Así que lo he hecho yo por él en un capítulo del nuevo libro que acabo de publicar en París, ‘Mon Dictionnaire du Bullshit’ [Mi diccionario de tonterías]. Al revelar la pedofilia activa de Foucault, no esperaba una explosión mediática, porque, en el fondo, no estaba revelando una gran novedad. Sin embargo, ha habido reacciones violentas en todos los países donde Foucault es un gurú: Francia, Alemania, Estados Unidos, Gran Bretaña, Chile, Argentina… Podemos dividir estas reacciones en dos categorías igualmente simplistas. La derecha, para simplificar, se alegra de que este tótem de la izquierda se derrumbe bajo el peso de su hipocresía; el pseudoliberador era un imperialista pedófilo. La izquierda me ataca a mí, acusándome de haber inventado esta vileza para desestabilizar a Foucault y sus seguidores.

En realidad, mi propósito es completamente diferente. Me limito a constatar que los intelectuales franceses han disfrutado durante mucho tiempo de privilegios de tipo aristocrático. Esto se remonta a Voltaire, teórico de la doble moralidad; creía que la religión y las normas cristianas debían aplicarse al pueblo, pero no a las élites ilustradas. Estos privilegios de la aristocracia del espíritu, y del dinero, por supuesto, han durado desde Voltaire hasta Foucault. Este último no consideraba que se le pudieran aplicar las leyes, y cuando le parecía que vulneraban su libertad, pedía que las anularan, como las leyes contra la pedofilia, por ejemplo.

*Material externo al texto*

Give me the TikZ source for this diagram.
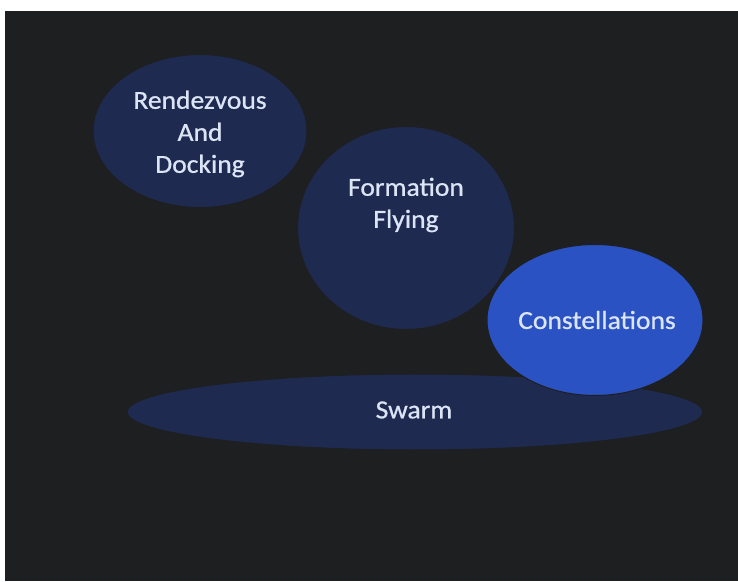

Esa era de doble moralidad ha terminado, principalmente bajo la influencia de las redes sociales; la revolución técnica ha precedido a la revolución moral. Un reciente ministro de Cultura francés, Franck Riester, resumió bien la nueva situación. «El talento -dijo- ya no excusará el crimen». La caída simbólica de Foucault es, por tanto, una nueva manifestación de esta revolución, de la que el #MeToo es otro aspecto: fin de la doble moral, exigencia del consentimiento, derecho a hablar para las víctimas, en primer lugar para las víctimas.

Como cualquier revolución, esta también puede tener consecuencias nefastas: se culpa a personas inocentes, sin pruebas. En esta negación a priori de la inocencia reconocemos cualquier revolución. La revolución también provoca violencia y resistencia; sufro ataques violentos (verbales o escritos, por lo tanto, soportables) por haberme atrevido a atacar a Foucault, aunque en realidad no estoy atacando a Foucault, sino a la hipocresía de la doble moral. ¿Temerán los que protestan perder sus privilegios aristocráticos? Desde luego que sí. Y cualquier revolución suscita una contrarrevolución; recordarán que Catherine Deneuve, el símbolo sexual del cine francés, firmó una petición acusando al #MeToo de querer imponer el ‘puritanismo’ estadounidense frente a la seducción a la francesa. También se me acusa de querer ‘anular’ a Foucault, importar a nuestra Europa tolerante la ‘cultura de la anulación’ en boga en Estados Unidos. También en este caso, mi posición es diferente: animo a leer a Foucault, pero sabiendo quién era, y a interrogarse sobre la relación entre una obra y su creador, eterna pregunta sin respuesta. La pregunta vale también para André Gide, Paul Gauguin, Miguel Ángel o Marcel Proust. Conocer sus costumbres no impide apreciar su trabajo, sino hacerlo con una mirada informada. Además, no es imprescindible ser un pervertido para convertirse en artista o filósofo; Matisse y Cézanne llevaban vidas burguesas, Romain Rolland y Camus también.